Second alternative: Introduce a vararg StringConcat.concat(Object... args)
method, and use it to concatenate the arguments. The major downside is the boxing of primitives, and then boxing all the arguments into the Object[]
. While advanced JITs may recognize these idioms, we are putting ourselves at the mercy of new and untested optimizations in already-complex optimizing compilers. invokedynamic
does roughly the same, but it supports various target method signatures out of the box.
Third alternative: Continue doing as we do at present, and extend -XX:+OptimizeStringConcat
to cover more cases. The downside is that optimizing in the JIT compiler requires spelling out the toString
conversions and storage management with a compiler IR, which makes it hard to extend and requires rare expertise to get right. Also, the minute differences and oddities in the bytecode shape break -XX:+OptimizeStringConcat
, and we have to be extra careful in javac
to avoid this.
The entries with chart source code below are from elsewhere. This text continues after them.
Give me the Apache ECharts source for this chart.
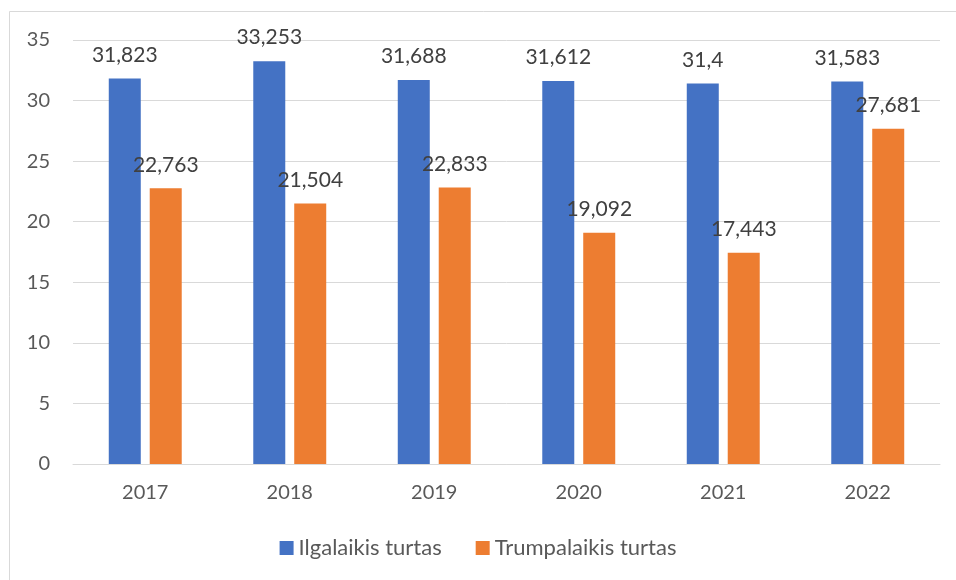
<!DOCTYPE html>
<html>
<head>
<meta charset="utf-8">
<script src="https://cdn.jsdelivr.net/npm/echarts@6/dist/echarts.min.js"></script>
<style>
  html, body { margin: 0; padding: 0; background: #fff; }
  #chart { width: 956px; height: 580px; }
</style>
</head>
<body>
<div id="chart"></div>
<script>
const years = ['2017', '2018', '2019', '2020', '2021', '2022'];
const longTermAssets = [31.823, 33.253, 31.688, 31.612, 31.4, 31.583];
const shortTermAssets = [22.763, 21.504, 22.833, 19.092, 17.443, 27.681];
const seriesNames = ['Ilgalaikis turtas', 'Trumpalaikis turtas'];

const FONT = 'Lato, "Open Sans", sans-serif';

// Decimal comma, as in Lithuanian number formatting
const fmt = v => String(v).replace('.', ',');

const labelStyle = {
  show: true,
  position: 'top',
  distance: 13,
  color: '#404040',
  fontSize: 21,
  fontFamily: FONT,
  formatter: p => fmt(p.value)
};

const chart = echarts.init(document.getElementById('chart'), null, { renderer: 'canvas' });
chart.setOption({
  animation: false,
  backgroundColor: '#fff',
  graphic: [{
    type: 'rect',
    shape: { x: 9.5, y: 11.5, width: 1000, height: 1000 },
    style: { fill: 'none', stroke: '#d9d9d9', lineWidth: 1 },
    silent: true
  }],
  grid: { left: 73, right: 16, top: 40, bottom: 116 },
  legend: {
    bottom: 16,
    left: 'center',
    itemWidth: 14,
    itemHeight: 14,
    itemGap: 34,
    icon: 'rect',
    textStyle: { color: '#595959', fontSize: 22, fontFamily: FONT },
    data: seriesNames
  },
  xAxis: {
    type: 'category',
    data: years,
    axisLine: { lineStyle: { color: '#d9d9d9', width: 1 } },
    axisTick: { show: false },
    axisLabel: { color: '#595959', fontSize: 20, fontFamily: FONT, margin: 19 }
  },
  yAxis: {
    type: 'value',
    min: 0,
    max: 35,
    interval: 5,
    axisLine: { show: false },
    axisTick: { show: false },
    axisLabel: { color: '#595959', fontSize: 20, fontFamily: FONT, margin: 23 },
    splitLine: { lineStyle: { color: '#d9d9d9', width: 1 } }
  },
  series: [
    {
      name: seriesNames[0],
      type: 'bar',
      data: longTermAssets,
      barWidth: 32,
      barGap: '28%',
      itemStyle: { color: '#4472c4' },
      label: labelStyle
    },
    {
      name: seriesNames[1],
      type: 'bar',
      data: shortTermAssets,
      barWidth: 32,
      barGap: '28%',
      itemStyle: { color: '#ed7d31' },
      label: labelStyle
    }
  ]
});
</script>
</body>
</html>
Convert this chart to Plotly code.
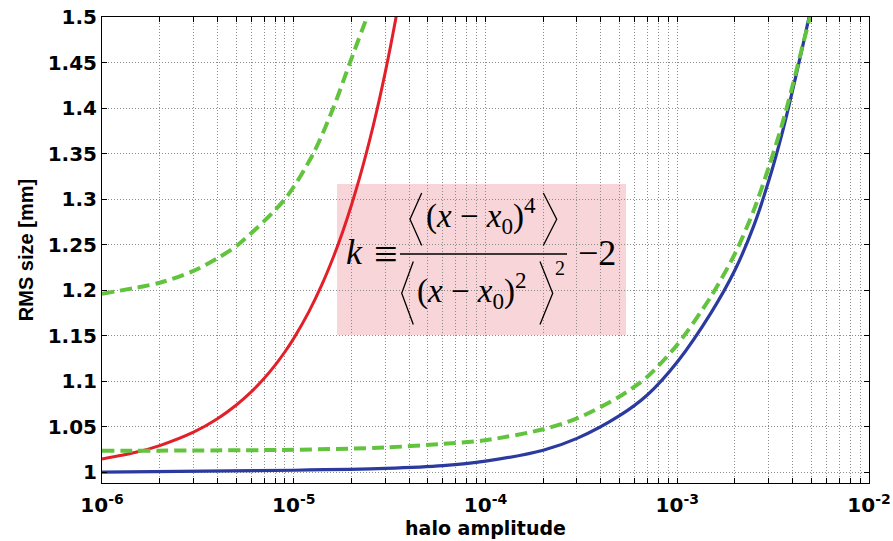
import plotly.graph_objects as go

# ---------------- data ----------------
red_x = [1e-6, 1.5e-6, 2e-6, 3e-6, 4e-6, 5e-6, 6e-6, 7e-6, 8e-6, 9e-6, 1e-5, 1.2e-5, 1.4e-5,
         1.6e-5, 1.8e-5, 2e-5, 2.2e-5, 2.4e-5, 2.6e-5, 2.8e-5, 3e-5, 3.2e-5, 3.4e-5, 3.45e-5]
red_y = [1.0143, 1.0217, 1.0291, 1.0438, 1.0586, 1.0734, 1.0881, 1.1028, 1.1175, 1.1322, 1.1469,
         1.1763, 1.2056, 1.2349, 1.2641, 1.2934, 1.3226, 1.3517, 1.3809, 1.4100, 1.4392, 1.4683,
         1.4974, 1.5046]

green_hi_x = [1e-6, 2e-6, 3e-6, 4e-6, 5.14e-6, 9.0e-6, 1.265e-5, 1.607e-5, 1.965e-5, 2.41e-5]
green_hi_y = [1.196, 1.208, 1.221, 1.235, 1.25, 1.30, 1.35, 1.40, 1.45, 1.50]

green_lo_x = [1e-6, 1e-5, 3e-5, 6e-5, 1e-4, 2e-4, 3e-4, 5e-4, 7e-4, 1e-3, 1.5e-3, 2e-3,
              2.5e-3, 3e-3, 3.5e-3, 4e-3, 4.5e-3, 4.92e-3]
green_lo_y = [1.0234, 1.0245, 1.027, 1.031, 1.035, 1.047, 1.059, 1.083, 1.105, 1.140, 1.193, 1.240,
              1.287, 1.335, 1.380, 1.425, 1.468, 1.50]

blue_x = [1e-6, 1e-5, 3e-5, 6e-5, 1e-4, 2e-4, 3e-4, 5e-4, 7e-4, 1e-3, 1.5e-3, 2e-3,
          2.5e-3, 3e-3, 3.5e-3, 4e-3, 4.5e-3, 4.87e-3]
blue_y = [1.000, 1.002, 1.004, 1.007, 1.012, 1.024, 1.037, 1.062, 1.085, 1.121, 1.175, 1.222,
          1.270, 1.320, 1.370, 1.420, 1.467, 1.50]

decades = [-6, -5, -4, -3]
x_tickvals = [m * 10.0 ** d for d in decades for m in range(1, 10)] + [1e-2]
x_ticktext = [("10<sup>%d</sup>" % d if m == 1 else "") for d in decades for m in range(1, 10)] + ["10<sup>-2</sup>"]
y_tickvals = [1.0, 1.05, 1.1, 1.15, 1.2, 1.25, 1.3, 1.35, 1.4, 1.45, 1.5]
y_ticktext = ["1", "1.05", "1.1", "1.15", "1.2", "1.25", "1.3", "1.35", "1.4", "1.45", "1.5"]

x_title = "halo amplitude"
y_title = "RMS size [mm]"

# ---------------- layout helpers ----------------
W, H = 893, 541
L, R, T, B = 102, 24, 17, 58
PW, PH = W - L - R, H - T - B


def px(x):
    return (x - L) / PW


def py(y):
    return (H - B - y) / PH


RED = "#e3202a"
BLUE = "#2b3a9e"
GREEN = "#62c43e"
GRID = "#8c8c8c"

fig = go.Figure()
fig.add_trace(go.Scatter(x=green_hi_x, y=green_hi_y, mode="lines", line_shape="spline",
                         line=dict(color=GREEN, width=4, dash="12px,6px", smoothing=0.8), showlegend=False))
fig.add_trace(go.Scatter(x=red_x, y=red_y, mode="lines", line_shape="spline",
                         line=dict(color=RED, width=3, smoothing=0.8), showlegend=False))
fig.add_trace(go.Scatter(x=blue_x, y=blue_y, mode="lines", line_shape="spline",
                         line=dict(color=BLUE, width=3.2, smoothing=0.8), showlegend=False))
fig.add_trace(go.Scatter(x=green_lo_x, y=green_lo_y, mode="lines", line_shape="spline",
                         line=dict(color=GREEN, width=4, dash="12px,6px", smoothing=0.8), showlegend=False))

tick_font = dict(family="DejaVu Sans", size=20, color="black", weight="bold")

fig.update_xaxes(type="log", range=[-6, -2], tickvals=x_tickvals, ticktext=x_ticktext,
                 tickfont=tick_font, ticks="inside", ticklen=5, tickcolor="black",
                 ticklabelstandoff=4, automargin=False,
                 showline=True, linecolor="black", linewidth=1, mirror="ticks",
                 showgrid=True, gridcolor=GRID, griddash="1px,2px", gridwidth=1,
                 zeroline=False,
                 title=dict(text=x_title, font=dict(family="DejaVu Sans", size=19, color="black", weight="bold"),
                            standoff=0))
fig.update_yaxes(range=[0.988, 1.5], tickvals=y_tickvals, ticktext=y_ticktext,
                 tickfont=tick_font, ticks="inside", ticklen=5, tickcolor="black",
                 automargin=False,
                 showline=True, linecolor="black", linewidth=1, mirror="ticks",
                 showgrid=True, gridcolor=GRID, griddash="1px,2px", gridwidth=1,
                 zeroline=False,
                 title=dict(text=y_title, font=dict(family="Liberation Sans Narrow, Liberation Sans", size=20,
                                                    color="black", weight="bold"),
                            standoff=8))

# pink formula box
shapes = [dict(type="rect", xref="paper", yref="paper", x0=px(337), x1=px(626), y0=py(335), y1=py(184),
               fillcolor="#f7d5d8", line=dict(width=0), layer="below")]
# fraction bar
shapes.append(dict(type="line", xref="paper", yref="paper", x0=px(400), x1=px(567), y0=py(254), y1=py(254),
                   line=dict(color="black", width=1.3)))


def bracket(xo, xv, ytop, ymid, ybot):
    return dict(type="path", xref="paper", yref="paper",
                path="M %f %f L %f %f L %f %f" % (px(xo), py(ytop), px(xv), py(ymid), px(xo), py(ybot)),
                line=dict(color="black", width=1.3))


shapes += [bracket(421.7, 410, 193, 219.3, 245.5), bracket(543.3, 556.7, 193, 219.3, 245.5),
           bracket(413.3, 401.7, 261.5, 293.3, 324.5), bracket(540, 552.7, 261.5, 293.3, 324.5)]

serif = "Liberation Serif"
anns = [
    dict(text="<i>k</i>", x=px(354), y=py(252), size=36),
    dict(text="≡", x=px(386), y=py(254), size=42),
    dict(text="(<i>x</i> − <i>x</i><sub>0</sub>)<sup>4</sup>", x=px(481), y=py(216), size=33),
    dict(text="(<i>x</i> − <i>x</i><sub>0</sub>)<sup>2</sup>", x=px(472), y=py(290), size=33),
    dict(text="2", x=px(560), y=py(268), size=20),
    dict(text="−2", x=px(597), y=py(253), size=36),
]
annotations = [dict(text=a["text"], x=a["x"], y=a["y"], xref="paper", yref="paper",
                    xanchor="center", yanchor="middle", showarrow=False,
                    font=dict(family=serif, size=a["size"], color="black")) for a in anns]

fig.update_layout(width=W, height=H, margin=dict(l=L, r=R, t=T, b=B),
                  paper_bgcolor="white", plot_bgcolor="white",
                  shapes=shapes, annotations=annotations, showlegend=False)

fig.write_html("out.html")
See e.g. JDK-8043677, JDK-8076758, JDK-8136469.
All three alternatives basically put us at the mercy of fragile compiler optimizations.
Testing
String concatenation is exercised routinely by most Java code. In addition to regular functional and performance tests, we plan to investigate the performance model of this change with microbenchmarks. New regression tests for different strategies may need to be developed.